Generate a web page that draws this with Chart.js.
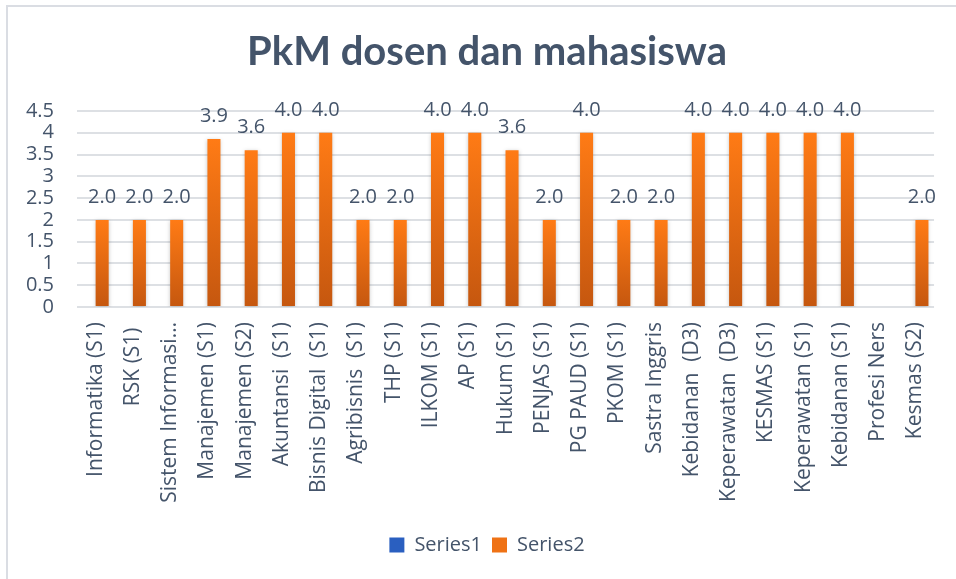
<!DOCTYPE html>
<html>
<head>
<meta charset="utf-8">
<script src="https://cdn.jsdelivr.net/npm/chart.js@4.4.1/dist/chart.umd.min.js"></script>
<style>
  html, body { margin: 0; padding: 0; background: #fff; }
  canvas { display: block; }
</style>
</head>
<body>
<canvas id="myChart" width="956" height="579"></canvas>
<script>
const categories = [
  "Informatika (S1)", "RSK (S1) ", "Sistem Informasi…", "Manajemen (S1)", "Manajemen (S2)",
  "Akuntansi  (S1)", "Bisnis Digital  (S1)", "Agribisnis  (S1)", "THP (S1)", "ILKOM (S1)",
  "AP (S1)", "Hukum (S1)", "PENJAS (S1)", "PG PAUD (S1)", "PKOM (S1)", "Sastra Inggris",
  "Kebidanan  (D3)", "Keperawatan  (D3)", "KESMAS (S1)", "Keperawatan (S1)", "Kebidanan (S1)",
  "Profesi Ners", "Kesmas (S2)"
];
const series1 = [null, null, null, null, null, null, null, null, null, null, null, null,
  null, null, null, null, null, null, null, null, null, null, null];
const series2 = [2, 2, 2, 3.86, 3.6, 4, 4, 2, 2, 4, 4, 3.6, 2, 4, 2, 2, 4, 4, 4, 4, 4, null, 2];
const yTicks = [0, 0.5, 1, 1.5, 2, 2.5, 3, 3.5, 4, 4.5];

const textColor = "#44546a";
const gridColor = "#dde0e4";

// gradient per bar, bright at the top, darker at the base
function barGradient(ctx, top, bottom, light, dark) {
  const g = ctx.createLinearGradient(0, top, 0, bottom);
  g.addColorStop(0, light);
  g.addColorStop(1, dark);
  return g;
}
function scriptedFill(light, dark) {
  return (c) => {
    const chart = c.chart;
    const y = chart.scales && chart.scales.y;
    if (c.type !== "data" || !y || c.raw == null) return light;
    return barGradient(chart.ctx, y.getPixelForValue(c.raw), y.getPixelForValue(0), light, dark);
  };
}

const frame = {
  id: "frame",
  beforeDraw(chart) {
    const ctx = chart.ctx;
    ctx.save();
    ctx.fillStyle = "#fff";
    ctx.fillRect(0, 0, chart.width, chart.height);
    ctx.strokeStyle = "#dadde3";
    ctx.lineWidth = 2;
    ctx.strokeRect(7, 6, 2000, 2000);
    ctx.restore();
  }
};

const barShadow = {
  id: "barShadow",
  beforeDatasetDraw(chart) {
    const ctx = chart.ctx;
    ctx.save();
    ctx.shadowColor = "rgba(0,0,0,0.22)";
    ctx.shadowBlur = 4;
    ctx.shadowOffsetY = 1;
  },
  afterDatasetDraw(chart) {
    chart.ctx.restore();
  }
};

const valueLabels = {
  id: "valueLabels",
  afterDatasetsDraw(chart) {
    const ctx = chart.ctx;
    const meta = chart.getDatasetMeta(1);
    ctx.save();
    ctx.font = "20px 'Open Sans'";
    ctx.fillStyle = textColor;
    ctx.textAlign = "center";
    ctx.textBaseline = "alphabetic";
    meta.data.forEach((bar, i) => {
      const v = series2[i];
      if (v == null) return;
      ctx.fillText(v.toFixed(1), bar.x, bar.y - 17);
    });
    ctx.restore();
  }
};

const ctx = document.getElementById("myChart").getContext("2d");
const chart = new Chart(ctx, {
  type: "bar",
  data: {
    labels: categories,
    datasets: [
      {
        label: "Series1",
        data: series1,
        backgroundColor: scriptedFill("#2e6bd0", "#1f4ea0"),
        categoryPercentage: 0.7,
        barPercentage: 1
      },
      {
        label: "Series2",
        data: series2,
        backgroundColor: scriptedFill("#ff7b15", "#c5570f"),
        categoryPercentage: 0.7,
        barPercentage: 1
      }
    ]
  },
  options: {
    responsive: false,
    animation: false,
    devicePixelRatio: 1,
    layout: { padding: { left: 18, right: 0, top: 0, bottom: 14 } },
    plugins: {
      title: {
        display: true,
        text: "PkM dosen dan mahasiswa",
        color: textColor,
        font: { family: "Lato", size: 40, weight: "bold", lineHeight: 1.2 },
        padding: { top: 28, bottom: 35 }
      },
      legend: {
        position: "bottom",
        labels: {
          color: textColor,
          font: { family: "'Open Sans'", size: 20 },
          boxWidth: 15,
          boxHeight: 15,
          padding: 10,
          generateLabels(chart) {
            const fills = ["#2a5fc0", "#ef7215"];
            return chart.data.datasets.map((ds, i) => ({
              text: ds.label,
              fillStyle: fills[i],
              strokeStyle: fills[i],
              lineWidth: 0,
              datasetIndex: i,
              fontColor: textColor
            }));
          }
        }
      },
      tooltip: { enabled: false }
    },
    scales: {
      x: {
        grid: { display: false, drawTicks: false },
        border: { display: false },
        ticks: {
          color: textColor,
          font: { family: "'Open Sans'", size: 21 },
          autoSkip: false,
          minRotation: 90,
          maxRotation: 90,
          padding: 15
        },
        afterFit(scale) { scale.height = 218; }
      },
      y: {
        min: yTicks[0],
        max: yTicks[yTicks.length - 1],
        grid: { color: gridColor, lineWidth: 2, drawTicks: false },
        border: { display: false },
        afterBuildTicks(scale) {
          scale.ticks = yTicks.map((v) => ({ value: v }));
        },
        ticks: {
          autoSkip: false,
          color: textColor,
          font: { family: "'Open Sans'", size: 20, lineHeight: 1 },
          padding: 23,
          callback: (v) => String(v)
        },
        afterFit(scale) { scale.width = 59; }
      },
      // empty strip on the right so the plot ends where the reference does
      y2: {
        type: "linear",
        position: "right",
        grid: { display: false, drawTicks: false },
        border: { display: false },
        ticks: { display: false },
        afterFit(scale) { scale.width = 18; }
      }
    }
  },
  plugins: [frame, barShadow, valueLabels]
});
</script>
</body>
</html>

→ What is being asked
Reproduce the material above in full and without alteration, but skip all pictures.

→ Final result
Generate a web page that draws this with Chart.js.
<!DOCTYPE html>
<html>
<head>
<meta charset="utf-8">
<script src="https://cdn.jsdelivr.net/npm/chart.js@4.4.1/dist/chart.umd.min.js"></script>
<style>
  html, body { margin: 0; padding: 0; background: #fff; }
  canvas { display: block; }
</style>
</head>
<body>
<canvas id="myChart" width="956" height="579"></canvas>
<script>
const categories = [
  "Informatika (S1)", "RSK (S1) ", "Sistem Informasi…", "Manajemen (S1)", "Manajemen (S2)",
  "Akuntansi  (S1)", "Bisnis Digital  (S1)", "Agribisnis  (S1)", "THP (S1)", "ILKOM (S1)",
  "AP (S1)", "Hukum (S1)", "PENJAS (S1)", "PG PAUD (S1)", "PKOM (S1)", "Sastra Inggris",
  "Kebidanan  (D3)", "Keperawatan  (D3)", "KESMAS (S1)", "Keperawatan (S1)", "Kebidanan (S1)",
  "Profesi Ners", "Kesmas (S2)"
];
const series1 = [null, null, null, null, null, null, null, null, null, null, null, null,
  null, null, null, null, null, null, null, null, null, null, null];
const series2 = [2, 2, 2, 3.86, 3.6, 4, 4, 2, 2, 4, 4, 3.6, 2, 4, 2, 2, 4, 4, 4, 4, 4, null, 2];
const yTicks = [0, 0.5, 1, 1.5, 2, 2.5, 3, 3.5, 4, 4.5];

const textColor = "#44546a";
const gridColor = "#dde0e4";

// gradient per bar, bright at the top, darker at the base
function barGradient(ctx, top, bottom, light, dark) {
  const g = ctx.createLinearGradient(0, top, 0, bottom);
  g.addColorStop(0, light);
  g.addColorStop(1, dark);
  return g;
}
function scriptedFill(light, dark) {
  return (c) => {
    const chart = c.chart;
    const y = chart.scales && chart.scales.y;
    if (c.type !== "data" || !y || c.raw == null) return light;
    return barGradient(chart.ctx, y.getPixelForValue(c.raw), y.getPixelForValue(0), light, dark);
  };
}

const frame = {
  id: "frame",
  beforeDraw(chart) {
    const ctx = chart.ctx;
    ctx.save();
    ctx.fillStyle = "#fff";
    ctx.fillRect(0, 0, chart.width, chart.height);
    ctx.strokeStyle = "#dadde3";
    ctx.lineWidth = 2;
    ctx.strokeRect(7, 6, 2000, 2000);
    ctx.restore();
  }
};

const barShadow = {
  id: "barShadow",
  beforeDatasetDraw(chart) {
    const ctx = chart.ctx;
    ctx.save();
    ctx.shadowColor = "rgba(0,0,0,0.22)";
    ctx.shadowBlur = 4;
    ctx.shadowOffsetY = 1;
  },
  afterDatasetDraw(chart) {
    chart.ctx.restore();
  }
};

const valueLabels = {
  id: "valueLabels",
  afterDatasetsDraw(chart) {
    const ctx = chart.ctx;
    const meta = chart.getDatasetMeta(1);
    ctx.save();
    ctx.font = "20px 'Open Sans'";
    ctx.fillStyle = textColor;
    ctx.textAlign = "center";
    ctx.textBaseline = "alphabetic";
    meta.data.forEach((bar, i) => {
      const v = series2[i];
      if (v == null) return;
      ctx.fillText(v.toFixed(1), bar.x, bar.y - 17);
    });
    ctx.restore();
  }
};

const ctx = document.getElementById("myChart").getContext("2d");
const chart = new Chart(ctx, {
  type: "bar",
  data: {
    labels: categories,
    datasets: [
      {
        label: "Series1",
        data: series1,
        backgroundColor: scriptedFill("#2e6bd0", "#1f4ea0"),
        categoryPercentage: 0.7,
        barPercentage: 1
      },
      {
        label: "Series2",
        data: series2,
        backgroundColor: scriptedFill("#ff7b15", "#c5570f"),
        categoryPercentage: 0.7,
        barPercentage: 1
      }
    ]
  },
  options: {
    responsive: false,
    animation: false,
    devicePixelRatio: 1,
    layout: { padding: { left: 18, right: 0, top: 0, bottom: 14 } },
    plugins: {
      title: {
        display: true,
        text: "PkM dosen dan mahasiswa",
        color: textColor,
        font: { family: "Lato", size: 40, weight: "bold", lineHeight: 1.2 },
        padding: { top: 28, bottom: 35 }
      },
      legend: {
        position: "bottom",
        labels: {
          color: textColor,
          font: { family: "'Open Sans'", size: 20 },
          boxWidth: 15,
          boxHeight: 15,
          padding: 10,
          generateLabels(chart) {
            const fills = ["#2a5fc0", "#ef7215"];
            return chart.data.datasets.map((ds, i) => ({
              text: ds.label,
              fillStyle: fills[i],
              strokeStyle: fills[i],
              lineWidth: 0,
              datasetIndex: i,
              fontColor: textColor
            }));
          }
        }
      },
      tooltip: { enabled: false }
    },
    scales: {
      x: {
        grid: { display: false, drawTicks: false },
        border: { display: false },
        ticks: {
          color: textColor,
          font: { family: "'Open Sans'", size: 21 },
          autoSkip: false,
          minRotation: 90,
          maxRotation: 90,
          padding: 15
        },
        afterFit(scale) { scale.height = 218; }
      },
      y: {
        min: yTicks[0],
        max: yTicks[yTicks.length - 1],
        grid: { color: gridColor, lineWidth: 2, drawTicks: false },
        border: { display: false },
        afterBuildTicks(scale) {
          scale.ticks = yTicks.map((v) => ({ value: v }));
        },
        ticks: {
          autoSkip: false,
          color: textColor,
          font: { family: "'Open Sans'", size: 20, lineHeight: 1 },
          padding: 23,
          callback: (v) => String(v)
        },
        afterFit(scale) { scale.width = 59; }
      },
      // empty strip on the right so the plot ends where the reference does
      y2: {
        type: "linear",
        position: "right",
        grid: { display: false, drawTicks: false },
        border: { display: false },
        ticks: { display: false },
        afterFit(scale) { scale.width = 18; }
      }
    }
  },
  plugins: [frame, barShadow, valueLabels]
});
</script>
</body>
</html>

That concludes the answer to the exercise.